### [What this task involves]
Output the material below unchanged, apart from leaving out the pictures.

------------------------------------------------

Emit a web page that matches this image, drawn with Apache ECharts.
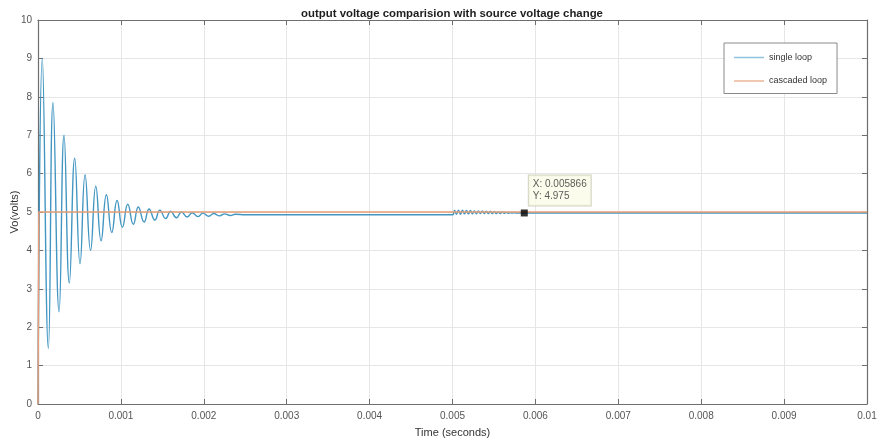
<!DOCTYPE html>
<html>
<head>
<meta charset="utf-8">
<script src="https://cdn.jsdelivr.net/npm/echarts@6/dist/echarts.min.js"></script>
<style>
  html, body { margin: 0; padding: 0; background: #fff; }
  #chart { width: 881px; height: 441px; }
</style>
</head>
<body>
<div id="chart"></div>
<script>
// Single-loop controller response: time (s) and output voltage (V)
const singleLoopTime = [
  0, 0.000052, 0.000125, 0.000181, 0.000254, 0.000314, 0.000378, 0.000443,
  0.000507, 0.000568, 0.000634, 0.000697, 0.000761, 0.000825, 0.00089, 0.000954,
  0.001018, 0.001083, 0.00115, 0.00121, 0.00128, 0.00134, 0.00141, 0.00147,
  0.00154, 0.0016, 0.00167, 0.00173, 0.0018, 0.00186, 0.00193, 0.00199,
  0.00206, 0.00212, 0.00219, 0.00225, 0.00232, 0.00238, 0.0025, 0.005,
  0.005024, 0.005048, 0.005072, 0.005096, 0.00512, 0.005144, 0.005168, 0.005192,
  0.005216, 0.00524, 0.005264, 0.005288, 0.005312, 0.005336, 0.00536, 0.005384,
  0.005408, 0.005432, 0.005456, 0.00548, 0.005504, 0.005528, 0.005552, 0.005576,
  0.0056, 0.005624, 0.005648, 0.005672, 0.005696, 0.00572, 0.005744, 0.005768,
  0.005866, 0.01
];
const singleLoopVo = [
  0, 9.0, 1.45, 7.85, 2.4, 7.0, 3.15, 6.4,
  3.65, 5.97, 4.0, 5.67, 4.25, 5.45, 4.47, 5.3,
  4.6, 5.2, 4.68, 5.13, 4.74, 5.08, 4.79, 5.05,
  4.83, 5.02, 4.85, 5.0, 4.87, 4.98, 4.88, 4.97,
  4.89, 4.96, 4.9, 4.95, 4.91, 4.94, 4.93, 4.93,
  5.04, 4.94, 5.05, 4.94, 5.05, 4.95, 5.04, 4.95,
  5.04, 4.95, 5.03, 4.95, 5.03, 4.96, 5.03, 4.96,
  5.02, 4.96, 5.02, 4.96, 5.01, 4.96, 5.0, 4.96,
  5.0, 4.965, 4.99, 4.965, 4.985, 4.97, 4.98, 4.972,
  4.975, 4.975
];

// Cascaded-loop controller response
const cascadedLoopTime = [0, 0.00001, 0.01];
const cascadedLoopVo = [0, 5.0, 5.0];

// Data cursor point
const cursorPoint = [0.005866, 4.975];

// Axis tick labels
const xTickLabels = ['0', '0.001', '0.002', '0.003', '0.004', '0.005', '0.006', '0.007', '0.008', '0.009', '0.01'];
const yTickLabels = ['0', '1', '2', '3', '4', '5', '6', '7', '8', '9', '10'];

const zip = (xs, ys) => xs.map((x, i) => [x, ys[i]]);

const FONT = 'Liberation Sans, Arial, sans-serif';
const AXIS_COLOR = '#6e6e6e';
const GRID_COLOR = '#e6e6e6';
const BLUE = '#4396c2';
const ORANGE = '#e59e76';

const chart = echarts.init(document.getElementById('chart'), null, { renderer: 'canvas' });

const tickStyle = { show: true, inside: true, length: 5, lineStyle: { color: AXIS_COLOR, width: 1 } };
const lineStyleAxis = { show: true, onZero: false, lineStyle: { color: AXIS_COLOR, width: 1.2 } };

chart.setOption({
  animation: false,
  backgroundColor: '#ffffff',
  title: {
    text: 'output voltage comparision with source voltage change',
    left: 447,
    top: 3,
    textAlign: 'center',
    textStyle: { fontFamily: FONT, fontSize: 11.4, fontWeight: 'bold', color: '#1e1e1e' }
  },
  grid: { left: 38, right: 14, top: 20, bottom: 37, outerBoundsMode: 'none' },
  legend: {
    orient: 'vertical',
    left: 724,
    top: 43,
    padding: [10, 10, 8, 10],
    icon: 'rect',
    itemWidth: 30,
    itemHeight: 1.5,
    itemGap: 14.5,
    backgroundColor: '#ffffff',
    borderColor: '#8a8a8a',
    borderWidth: 1,
    z: 20,
    textStyle: { fontFamily: FONT, fontSize: 9, color: '#333' },
    data: [
      { name: 'single loop', itemStyle: { color: '#8ec3dc' } },
      { name: 'cascaded loop', itemStyle: { color: '#ebb496' } }
    ]
  },
  xAxis: [
    {
      type: 'value', min: 0, max: 0.01, interval: 0.001,
      name: 'Time (seconds)', nameLocation: 'middle', nameGap: 23, nameMoveOverlap: false,
      nameTextStyle: { fontFamily: FONT, fontSize: 11, color: '#333' },
      axisLine: lineStyleAxis,
      axisTick: tickStyle,
      axisLabel: {
        margin: 7, fontFamily: FONT, fontSize: 10, color: '#555',
        formatter: v => xTickLabels[Math.round(v / 0.001)]
      },
      splitLine: { show: true, lineStyle: { color: GRID_COLOR, width: 1 } }
    },
    {
      type: 'value', min: 0, max: 0.01, interval: 0.001, position: 'top',
      axisLine: lineStyleAxis, axisTick: tickStyle,
      axisLabel: { show: false }, splitLine: { show: false }
    }
  ],
  yAxis: [
    {
      type: 'value', min: 0, max: 10, interval: 1,
      name: 'Vo(volts)', nameLocation: 'middle', nameGap: 18, nameRotate: 90, nameMoveOverlap: false,
      nameTextStyle: { fontFamily: FONT, fontSize: 11, color: '#333' },
      axisLine: lineStyleAxis,
      axisTick: tickStyle,
      axisLabel: {
        margin: 6, fontFamily: FONT, fontSize: 10, color: '#555',
        formatter: v => yTickLabels[Math.round(v)]
      },
      splitLine: { show: true, lineStyle: { color: GRID_COLOR, width: 1 } }
    },
    {
      type: 'value', min: 0, max: 10, interval: 1, position: 'right',
      axisLine: lineStyleAxis, axisTick: tickStyle,
      axisLabel: { show: false }, splitLine: { show: false }
    }
  ],
  series: [
    {
      name: 'single loop',
      type: 'line',
      data: zip(singleLoopTime, singleLoopVo),
      symbol: 'none',
      smooth: 0.5,
      color: BLUE,
      lineStyle: { width: 1.4, color: BLUE },
      z: 2
    },
    {
      name: 'cascaded loop',
      type: 'line',
      data: zip(cascadedLoopTime, cascadedLoopVo),
      symbol: 'none',
      color: ORANGE,
      lineStyle: { width: 1.5, color: ORANGE },
      z: 3
    },
    {
      name: 'cursor',
      type: 'scatter',
      data: [cursorPoint],
      symbol: 'rect',
      symbolSize: 7,
      itemStyle: { color: '#000' },
      z: 12,
      label: {
        show: true,
        position: [8, -34],
        formatter: p => 'X: ' + p.value[0] + '\nY: ' + p.value[1],
        fontFamily: FONT,
        fontSize: 10,
        lineHeight: 12,
        color: '#333',
        backgroundColor: '#fbfbe8',
        borderColor: '#c8c8b4',
        borderWidth: 1,
        padding: [3, 4, 3, 4]
      }
    }
  ]
});
</script>
</body>
</html>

------------------------------------------------

### [Reply]
Emit a web page that matches this image, drawn with Apache ECharts.
<!DOCTYPE html>
<html>
<head>
<meta charset="utf-8">
<script src="https://cdn.jsdelivr.net/npm/echarts@6/dist/echarts.min.js"></script>
<style>
  html, body { margin: 0; padding: 0; background: #fff; }
  #chart { width: 881px; height: 441px; }
</style>
</head>
<body>
<div id="chart"></div>
<script>
// Single-loop controller response: time (s) and output voltage (V)
const singleLoopTime = [
  0, 0.000052, 0.000125, 0.000181, 0.000254, 0.000314, 0.000378, 0.000443,
  0.000507, 0.000568, 0.000634, 0.000697, 0.000761, 0.000825, 0.00089, 0.000954,
  0.001018, 0.001083, 0.00115, 0.00121, 0.00128, 0.00134, 0.00141, 0.00147,
  0.00154, 0.0016, 0.00167, 0.00173, 0.0018, 0.00186, 0.00193, 0.00199,
  0.00206, 0.00212, 0.00219, 0.00225, 0.00232, 0.00238, 0.0025, 0.005,
  0.005024, 0.005048, 0.005072, 0.005096, 0.00512, 0.005144, 0.005168, 0.005192,
  0.005216, 0.00524, 0.005264, 0.005288, 0.005312, 0.005336, 0.00536, 0.005384,
  0.005408, 0.005432, 0.005456, 0.00548, 0.005504, 0.005528, 0.005552, 0.005576,
  0.0056, 0.005624, 0.005648, 0.005672, 0.005696, 0.00572, 0.005744, 0.005768,
  0.005866, 0.01
];
const singleLoopVo = [
  0, 9.0, 1.45, 7.85, 2.4, 7.0, 3.15, 6.4,
  3.65, 5.97, 4.0, 5.67, 4.25, 5.45, 4.47, 5.3,
  4.6, 5.2, 4.68, 5.13, 4.74, 5.08, 4.79, 5.05,
  4.83, 5.02, 4.85, 5.0, 4.87, 4.98, 4.88, 4.97,
  4.89, 4.96, 4.9, 4.95, 4.91, 4.94, 4.93, 4.93,
  5.04, 4.94, 5.05, 4.94, 5.05, 4.95, 5.04, 4.95,
  5.04, 4.95, 5.03, 4.95, 5.03, 4.96, 5.03, 4.96,
  5.02, 4.96, 5.02, 4.96, 5.01, 4.96, 5.0, 4.96,
  5.0, 4.965, 4.99, 4.965, 4.985, 4.97, 4.98, 4.972,
  4.975, 4.975
];

// Cascaded-loop controller response
const cascadedLoopTime = [0, 0.00001, 0.01];
const cascadedLoopVo = [0, 5.0, 5.0];

// Data cursor point
const cursorPoint = [0.005866, 4.975];

// Axis tick labels
const xTickLabels = ['0', '0.001', '0.002', '0.003', '0.004', '0.005', '0.006', '0.007', '0.008', '0.009', '0.01'];
const yTickLabels = ['0', '1', '2', '3', '4', '5', '6', '7', '8', '9', '10'];

const zip = (xs, ys) => xs.map((x, i) => [x, ys[i]]);

const FONT = 'Liberation Sans, Arial, sans-serif';
const AXIS_COLOR = '#6e6e6e';
const GRID_COLOR = '#e6e6e6';
const BLUE = '#4396c2';
const ORANGE = '#e59e76';

const chart = echarts.init(document.getElementById('chart'), null, { renderer: 'canvas' });

const tickStyle = { show: true, inside: true, length: 5, lineStyle: { color: AXIS_COLOR, width: 1 } };
const lineStyleAxis = { show: true, onZero: false, lineStyle: { color: AXIS_COLOR, width: 1.2 } };

chart.setOption({
  animation: false,
  backgroundColor: '#ffffff',
  title: {
    text: 'output voltage comparision with source voltage change',
    left: 447,
    top: 3,
    textAlign: 'center',
    textStyle: { fontFamily: FONT, fontSize: 11.4, fontWeight: 'bold', color: '#1e1e1e' }
  },
  grid: { left: 38, right: 14, top: 20, bottom: 37, outerBoundsMode: 'none' },
  legend: {
    orient: 'vertical',
    left: 724,
    top: 43,
    padding: [10, 10, 8, 10],
    icon: 'rect',
    itemWidth: 30,
    itemHeight: 1.5,
    itemGap: 14.5,
    backgroundColor: '#ffffff',
    borderColor: '#8a8a8a',
    borderWidth: 1,
    z: 20,
    textStyle: { fontFamily: FONT, fontSize: 9, color: '#333' },
    data: [
      { name: 'single loop', itemStyle: { color: '#8ec3dc' } },
      { name: 'cascaded loop', itemStyle: { color: '#ebb496' } }
    ]
  },
  xAxis: [
    {
      type: 'value', min: 0, max: 0.01, interval: 0.001,
      name: 'Time (seconds)', nameLocation: 'middle', nameGap: 23, nameMoveOverlap: false,
      nameTextStyle: { fontFamily: FONT, fontSize: 11, color: '#333' },
      axisLine: lineStyleAxis,
      axisTick: tickStyle,
      axisLabel: {
        margin: 7, fontFamily: FONT, fontSize: 10, color: '#555',
        formatter: v => xTickLabels[Math.round(v / 0.001)]
      },
      splitLine: { show: true, lineStyle: { color: GRID_COLOR, width: 1 } }
    },
    {
      type: 'value', min: 0, max: 0.01, interval: 0.001, position: 'top',
      axisLine: lineStyleAxis, axisTick: tickStyle,
      axisLabel: { show: false }, splitLine: { show: false }
    }
  ],
  yAxis: [
    {
      type: 'value', min: 0, max: 10, interval: 1,
      name: 'Vo(volts)', nameLocation: 'middle', nameGap: 18, nameRotate: 90, nameMoveOverlap: false,
      nameTextStyle: { fontFamily: FONT, fontSize: 11, color: '#333' },
      axisLine: lineStyleAxis,
      axisTick: tickStyle,
      axisLabel: {
        margin: 6, fontFamily: FONT, fontSize: 10, color: '#555',
        formatter: v => yTickLabels[Math.round(v)]
      },
      splitLine: { show: true, lineStyle: { color: GRID_COLOR, width: 1 } }
    },
    {
      type: 'value', min: 0, max: 10, interval: 1, position: 'right',
      axisLine: lineStyleAxis, axisTick: tickStyle,
      axisLabel: { show: false }, splitLine: { show: false }
    }
  ],
  series: [
    {
      name: 'single loop',
      type: 'line',
      data: zip(singleLoopTime, singleLoopVo),
      symbol: 'none',
      smooth: 0.5,
      color: BLUE,
      lineStyle: { width: 1.4, color: BLUE },
      z: 2
    },
    {
      name: 'cascaded loop',
      type: 'line',
      data: zip(cascadedLoopTime, cascadedLoopVo),
      symbol: 'none',
      color: ORANGE,
      lineStyle: { width: 1.5, color: ORANGE },
      z: 3
    },
    {
      name: 'cursor',
      type: 'scatter',
      data: [cursorPoint],
      symbol: 'rect',
      symbolSize: 7,
      itemStyle: { color: '#000' },
      z: 12,
      label: {
        show: true,
        position: [8, -34],
        formatter: p => 'X: ' + p.value[0] + '\nY: ' + p.value[1],
        fontFamily: FONT,
        fontSize: 10,
        lineHeight: 12,
        color: '#333',
        backgroundColor: '#fbfbe8',
        borderColor: '#c8c8b4',
        borderWidth: 1,
        padding: [3, 4, 3, 4]
      }
    }
  ]
});
</script>
</body>
</html>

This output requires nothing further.